Set problem:
Copy out the data below as written; omit any images.

Recorded information:
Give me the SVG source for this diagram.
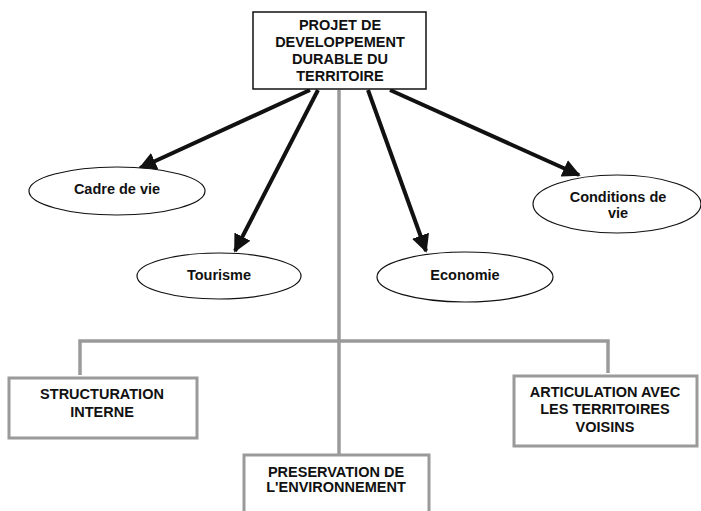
<svg xmlns="http://www.w3.org/2000/svg" width="701" height="511" viewBox="0 0 701 511">
<style>
text{font-family:"Liberation Sans",Arial,sans-serif;font-weight:bold;font-size:14.5px;fill:#111;text-anchor:middle}
.ell{fill:#fff;stroke:#111;stroke-width:1.2}
.gbox{fill:#fff;stroke:#9a9a9a;stroke-width:3}
.arrow{stroke:#111;stroke-width:4;fill:none;marker-end:url(#ah)}
.tree{stroke:#9a9a9a;stroke-width:3.5;fill:none}
</style>
<defs>
<marker id="ah" viewBox="0 0 10 10" refX="9" refY="5" markerWidth="4.5" markerHeight="4.5" orient="auto" markerUnits="strokeWidth">
<path d="M0,0 L10,5 L0,10 z" fill="#111"/>
</marker>
</defs>
<rect width="701" height="511" fill="#fff"/>
<g id="connectors">
<path class="tree" d="M339,90 V455"/>
<path class="tree" d="M80,375 V341 H608 V373"/>
<line class="arrow" x1="310" y1="90" x2="140" y2="168"/>
<line class="arrow" x1="318" y1="90" x2="235" y2="251"/>
<line class="arrow" x1="368" y1="90" x2="426" y2="251"/>
<line class="arrow" x1="390" y1="90" x2="579" y2="175"/>
</g>
<g id="projet">
<rect x="253" y="12" width="173" height="77" fill="#fff" stroke="#111" stroke-width="1.5"/>
<text x="340" y="30">PROJET DE</text>
<text x="340" y="47">DEVELOPPEMENT</text>
<text x="340" y="64">DURABLE DU</text>
<text x="340" y="81">TERRITOIRE</text>
</g>
<g id="cadre">
<ellipse class="ell" cx="117" cy="191" rx="88" ry="24"/>
<text x="117" y="194">Cadre de vie</text>
</g>
<g id="tourisme">
<ellipse class="ell" cx="219" cy="276" rx="82" ry="23"/>
<text x="219" y="280">Tourisme</text>
</g>
<g id="economie">
<ellipse class="ell" cx="465" cy="277" rx="88" ry="25"/>
<text x="465" y="280">Economie</text>
</g>
<g id="conditions">
<ellipse class="ell" cx="617" cy="204" rx="84" ry="29"/>
<text x="618" y="202">Conditions de</text>
<text x="618" y="218">vie</text>
</g>
<g id="structuration">
<rect class="gbox" x="9" y="378" width="188" height="60"/>
<text x="102" y="399">STRUCTURATION</text>
<text x="102" y="417">INTERNE</text>
</g>
<g id="articulation">
<rect class="gbox" x="514" y="376" width="183" height="70"/>
<text x="605" y="397">ARTICULATION AVEC</text>
<text x="605" y="414">LES TERRITOIRES</text>
<text x="605" y="432">VOISINS</text>
</g>
<g id="preservation">
<rect class="gbox" x="244" y="455" width="185" height="70"/>
<text x="336" y="477">PRESERVATION DE</text>
<text x="336" y="492">L'ENVIRONNEMENT</text>
</g>
</svg>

Exercise answer:
Give me the SVG source for this diagram.
<svg xmlns="http://www.w3.org/2000/svg" width="701" height="511" viewBox="0 0 701 511">
<style>
text{font-family:"Liberation Sans",Arial,sans-serif;font-weight:bold;font-size:14.5px;fill:#111;text-anchor:middle}
.ell{fill:#fff;stroke:#111;stroke-width:1.2}
.gbox{fill:#fff;stroke:#9a9a9a;stroke-width:3}
.arrow{stroke:#111;stroke-width:4;fill:none;marker-end:url(#ah)}
.tree{stroke:#9a9a9a;stroke-width:3.5;fill:none}
</style>
<defs>
<marker id="ah" viewBox="0 0 10 10" refX="9" refY="5" markerWidth="4.5" markerHeight="4.5" orient="auto" markerUnits="strokeWidth">
<path d="M0,0 L10,5 L0,10 z" fill="#111"/>
</marker>
</defs>
<rect width="701" height="511" fill="#fff"/>
<g id="connectors">
<path class="tree" d="M339,90 V455"/>
<path class="tree" d="M80,375 V341 H608 V373"/>
<line class="arrow" x1="310" y1="90" x2="140" y2="168"/>
<line class="arrow" x1="318" y1="90" x2="235" y2="251"/>
<line class="arrow" x1="368" y1="90" x2="426" y2="251"/>
<line class="arrow" x1="390" y1="90" x2="579" y2="175"/>
</g>
<g id="projet">
<rect x="253" y="12" width="173" height="77" fill="#fff" stroke="#111" stroke-width="1.5"/>
<text x="340" y="30">PROJET DE</text>
<text x="340" y="47">DEVELOPPEMENT</text>
<text x="340" y="64">DURABLE DU</text>
<text x="340" y="81">TERRITOIRE</text>
</g>
<g id="cadre">
<ellipse class="ell" cx="117" cy="191" rx="88" ry="24"/>
<text x="117" y="194">Cadre de vie</text>
</g>
<g id="tourisme">
<ellipse class="ell" cx="219" cy="276" rx="82" ry="23"/>
<text x="219" y="280">Tourisme</text>
</g>
<g id="economie">
<ellipse class="ell" cx="465" cy="277" rx="88" ry="25"/>
<text x="465" y="280">Economie</text>
</g>
<g id="conditions">
<ellipse class="ell" cx="617" cy="204" rx="84" ry="29"/>
<text x="618" y="202">Conditions de</text>
<text x="618" y="218">vie</text>
</g>
<g id="structuration">
<rect class="gbox" x="9" y="378" width="188" height="60"/>
<text x="102" y="399">STRUCTURATION</text>
<text x="102" y="417">INTERNE</text>
</g>
<g id="articulation">
<rect class="gbox" x="514" y="376" width="183" height="70"/>
<text x="605" y="397">ARTICULATION AVEC</text>
<text x="605" y="414">LES TERRITOIRES</text>
<text x="605" y="432">VOISINS</text>
</g>
<g id="preservation">
<rect class="gbox" x="244" y="455" width="185" height="70"/>
<text x="336" y="477">PRESERVATION DE</text>
<text x="336" y="492">L'ENVIRONNEMENT</text>
</g>
</svg>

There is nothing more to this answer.